Here are links to two pictures that Don Holeman has kindly posted for me, of the rugosa x davidii hybrid.
I don’t know much about davidii either, except that it’s supposed to be a tetraploid Asian species, and I think it (or a subtype) is not too far back in the ancestry of ‘Baby Love’.
It’s relatively healthy and happy here in Maryland and gets about shoulder high with medium to light green, foliage that is long oval with long drawn out tips. The flowers are not very large but are a purplish-pink.
I’ll try posting the photo-link for the rugosa x davidii hybrid in-line below.
The rugosa is just a no-name, plain, single, species type - almost the same color as the hybrid pictured above. My brother had brought it home as an extra from his landscaping job, when I still living at my parents home. All open-pollinated seedlings I’ve grown from it are nearly identical to it.
I think it’s the only rugosa I’ve ever used - for all my rugosa x species crosses. I had tried some named ones once upon a time, but they weren’t as fertile and cooperative as this one.
I wonder what the difference is between your pollen parent and the Rosa davidii, var. elongata in ‘Baby Love’? Also, I had thought that that same one was in ‘Pretty Lady’, but can’t confirm it.
Thanks Jim - and yes it’s been completely clean so far, but both parents are clean here also, so I guess it’s not too surprising.
I’ve been wondering that same thing about this davidii and the Rosa davidii var. elongata in ‘Baby Love’.
I did a Google search for images of Rosa davidii and haven’t found a picture yet that looks like the one I’ve got, except for some hip pictures. I’ll have to try to find the pictures I’ve taken, since my plant is not blooming this year - having just been moved last summer.

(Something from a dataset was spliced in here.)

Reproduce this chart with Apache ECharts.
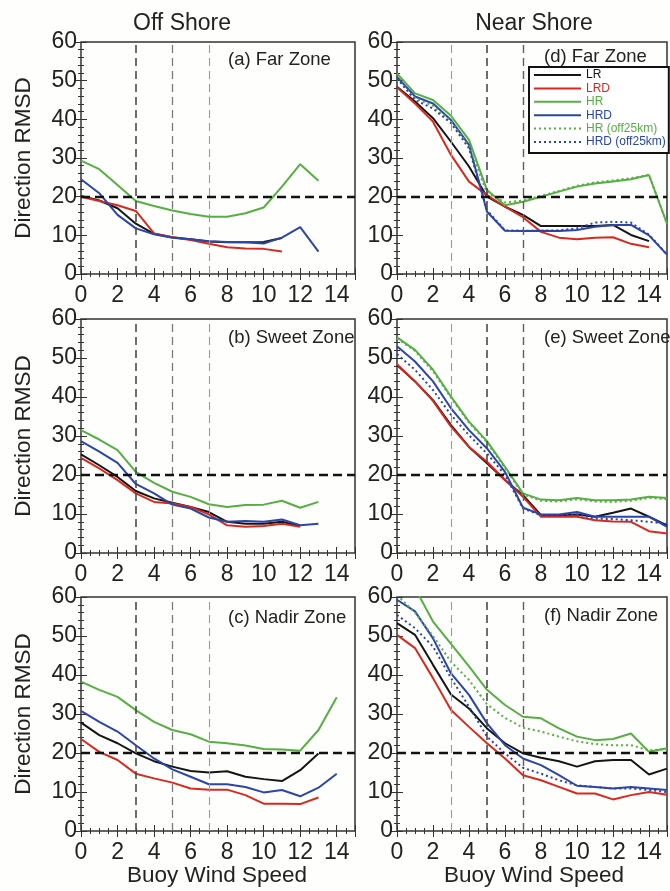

Thanks Paul. That was what it intuitively seemed like it would be since it was confined to the veins of the undersides and it had a corky sort of underlying appearance. I can’t think of where I’ve seen that before but some other kind of plant and some other insect had resulted in a corky response.
What had especially puzzled me was that I haven’t seen this on any of my other roses. Or at least I’ve never noticed. Now I’m going to have to pay better attention.
Adam had asked about the fall foliage of the davidii X virginiana, which hasn’t impressed me yet with its fall color, but the other davidii hybrid (rugosa X davidii) is in full glory here today and is a perfect example of the beautiful colors often displayed by many of the rugosa crosses (with other species).